Data shown
┄┄┄┄┄┄┄┄┄┄┄┄┄┄┄┄┄┄┄┄
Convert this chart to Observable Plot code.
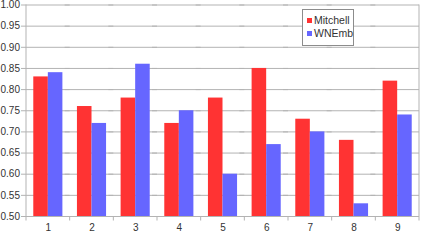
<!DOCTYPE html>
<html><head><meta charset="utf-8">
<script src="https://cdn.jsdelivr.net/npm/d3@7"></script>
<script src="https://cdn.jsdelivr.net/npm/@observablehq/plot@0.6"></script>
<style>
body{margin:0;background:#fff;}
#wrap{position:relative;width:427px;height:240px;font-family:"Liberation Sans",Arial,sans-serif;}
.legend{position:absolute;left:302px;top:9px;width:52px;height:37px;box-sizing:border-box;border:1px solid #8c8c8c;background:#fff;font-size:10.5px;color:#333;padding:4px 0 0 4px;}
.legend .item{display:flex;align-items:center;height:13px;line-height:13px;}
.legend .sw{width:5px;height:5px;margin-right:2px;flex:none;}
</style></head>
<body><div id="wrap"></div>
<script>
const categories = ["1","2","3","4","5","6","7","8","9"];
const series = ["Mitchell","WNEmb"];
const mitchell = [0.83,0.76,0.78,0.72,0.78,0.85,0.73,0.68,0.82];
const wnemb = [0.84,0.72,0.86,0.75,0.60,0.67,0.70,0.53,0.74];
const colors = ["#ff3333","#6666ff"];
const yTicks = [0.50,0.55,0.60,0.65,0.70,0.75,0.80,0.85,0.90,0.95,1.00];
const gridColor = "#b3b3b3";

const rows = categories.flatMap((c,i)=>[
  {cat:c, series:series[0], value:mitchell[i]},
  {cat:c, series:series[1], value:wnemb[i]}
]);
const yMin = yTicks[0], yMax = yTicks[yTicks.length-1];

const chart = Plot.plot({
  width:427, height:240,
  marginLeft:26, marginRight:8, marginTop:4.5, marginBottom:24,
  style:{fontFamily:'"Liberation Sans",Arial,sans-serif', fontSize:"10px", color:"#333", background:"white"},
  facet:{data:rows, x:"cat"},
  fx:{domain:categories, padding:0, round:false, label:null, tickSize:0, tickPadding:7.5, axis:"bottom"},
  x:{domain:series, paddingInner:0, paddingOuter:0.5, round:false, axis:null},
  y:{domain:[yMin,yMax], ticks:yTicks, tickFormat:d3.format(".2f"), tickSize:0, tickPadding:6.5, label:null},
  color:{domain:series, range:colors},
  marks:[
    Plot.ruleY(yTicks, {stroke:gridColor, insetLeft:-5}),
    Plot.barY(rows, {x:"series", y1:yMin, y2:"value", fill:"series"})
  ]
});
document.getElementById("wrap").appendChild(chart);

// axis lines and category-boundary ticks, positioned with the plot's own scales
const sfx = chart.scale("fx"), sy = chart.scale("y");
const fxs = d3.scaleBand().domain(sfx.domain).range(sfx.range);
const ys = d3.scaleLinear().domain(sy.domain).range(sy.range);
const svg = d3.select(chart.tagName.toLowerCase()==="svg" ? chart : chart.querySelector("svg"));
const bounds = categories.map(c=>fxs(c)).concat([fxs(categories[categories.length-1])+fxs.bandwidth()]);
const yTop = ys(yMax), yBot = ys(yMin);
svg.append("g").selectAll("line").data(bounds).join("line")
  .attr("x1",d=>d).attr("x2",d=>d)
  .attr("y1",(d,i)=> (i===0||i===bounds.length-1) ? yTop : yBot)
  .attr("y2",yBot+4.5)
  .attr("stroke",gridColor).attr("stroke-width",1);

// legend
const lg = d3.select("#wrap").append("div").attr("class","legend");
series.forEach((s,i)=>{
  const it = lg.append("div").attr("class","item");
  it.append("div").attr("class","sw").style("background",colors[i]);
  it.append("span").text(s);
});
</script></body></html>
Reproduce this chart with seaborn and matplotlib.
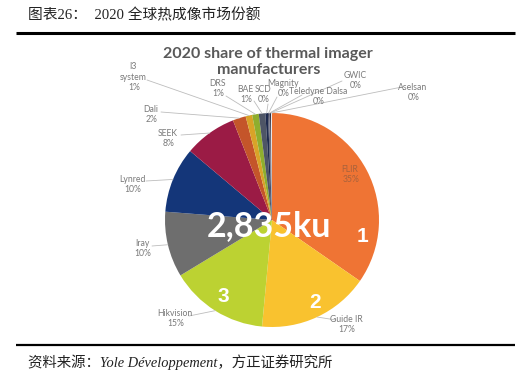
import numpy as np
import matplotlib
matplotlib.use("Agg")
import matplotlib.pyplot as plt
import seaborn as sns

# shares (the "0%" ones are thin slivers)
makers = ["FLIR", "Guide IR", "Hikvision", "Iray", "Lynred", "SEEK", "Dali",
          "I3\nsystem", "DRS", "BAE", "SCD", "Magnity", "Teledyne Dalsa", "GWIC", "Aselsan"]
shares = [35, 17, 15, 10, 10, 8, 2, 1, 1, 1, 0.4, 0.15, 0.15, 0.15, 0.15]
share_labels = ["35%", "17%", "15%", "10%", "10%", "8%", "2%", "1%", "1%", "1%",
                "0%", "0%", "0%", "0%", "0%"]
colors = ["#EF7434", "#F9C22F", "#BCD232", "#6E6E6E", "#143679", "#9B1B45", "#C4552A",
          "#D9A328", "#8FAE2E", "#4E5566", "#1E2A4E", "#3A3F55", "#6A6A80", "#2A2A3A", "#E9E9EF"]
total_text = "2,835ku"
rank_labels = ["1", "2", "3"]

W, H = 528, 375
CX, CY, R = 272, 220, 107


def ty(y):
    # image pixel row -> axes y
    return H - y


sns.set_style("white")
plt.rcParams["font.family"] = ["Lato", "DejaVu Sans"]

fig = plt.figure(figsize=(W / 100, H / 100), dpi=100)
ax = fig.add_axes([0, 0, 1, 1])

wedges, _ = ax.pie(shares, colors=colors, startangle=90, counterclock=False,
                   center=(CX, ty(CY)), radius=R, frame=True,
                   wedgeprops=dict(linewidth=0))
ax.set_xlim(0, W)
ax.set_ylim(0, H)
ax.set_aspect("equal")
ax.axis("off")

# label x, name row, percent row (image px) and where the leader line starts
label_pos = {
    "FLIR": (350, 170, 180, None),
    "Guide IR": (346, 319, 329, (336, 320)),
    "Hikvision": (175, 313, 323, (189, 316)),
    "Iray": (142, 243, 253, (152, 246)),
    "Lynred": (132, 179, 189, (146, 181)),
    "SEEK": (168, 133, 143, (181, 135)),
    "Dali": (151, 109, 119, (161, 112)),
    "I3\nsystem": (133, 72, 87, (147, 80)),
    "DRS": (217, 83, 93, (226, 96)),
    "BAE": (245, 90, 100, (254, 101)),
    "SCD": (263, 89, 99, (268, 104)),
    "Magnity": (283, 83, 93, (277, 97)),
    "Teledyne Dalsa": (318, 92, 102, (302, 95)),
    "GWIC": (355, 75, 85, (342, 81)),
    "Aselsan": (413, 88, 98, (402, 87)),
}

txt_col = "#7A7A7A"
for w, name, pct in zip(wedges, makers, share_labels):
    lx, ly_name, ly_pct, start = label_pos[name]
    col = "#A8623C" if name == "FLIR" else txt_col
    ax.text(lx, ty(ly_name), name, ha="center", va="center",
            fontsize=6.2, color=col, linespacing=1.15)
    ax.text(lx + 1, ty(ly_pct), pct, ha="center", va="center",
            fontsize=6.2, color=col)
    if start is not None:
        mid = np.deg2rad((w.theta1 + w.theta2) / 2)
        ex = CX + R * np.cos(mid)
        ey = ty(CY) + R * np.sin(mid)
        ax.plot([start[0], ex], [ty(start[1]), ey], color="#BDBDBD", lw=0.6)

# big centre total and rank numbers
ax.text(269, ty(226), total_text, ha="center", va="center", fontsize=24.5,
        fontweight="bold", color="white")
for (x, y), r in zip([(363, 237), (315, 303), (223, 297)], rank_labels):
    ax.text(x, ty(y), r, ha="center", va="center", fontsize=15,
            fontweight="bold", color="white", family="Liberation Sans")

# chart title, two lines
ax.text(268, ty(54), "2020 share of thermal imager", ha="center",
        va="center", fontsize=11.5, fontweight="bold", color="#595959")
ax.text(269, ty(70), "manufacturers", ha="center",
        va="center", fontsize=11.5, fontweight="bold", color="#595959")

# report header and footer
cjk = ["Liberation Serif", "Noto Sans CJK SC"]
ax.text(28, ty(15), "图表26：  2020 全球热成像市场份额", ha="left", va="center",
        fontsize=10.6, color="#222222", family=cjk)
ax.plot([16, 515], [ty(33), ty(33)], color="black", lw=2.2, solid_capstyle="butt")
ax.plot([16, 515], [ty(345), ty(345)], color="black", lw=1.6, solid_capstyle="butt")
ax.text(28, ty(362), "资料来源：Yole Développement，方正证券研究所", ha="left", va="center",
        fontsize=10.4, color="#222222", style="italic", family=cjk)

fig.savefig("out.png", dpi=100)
┄┄┄┄┄┄┄┄┄┄┄┄┄┄┄┄┄┄┄┄
What needs to be done
Copy out every line holding the string "seaborn".

Exercise solution
Reproduce this chart with seaborn and matplotlib.
import seaborn as sns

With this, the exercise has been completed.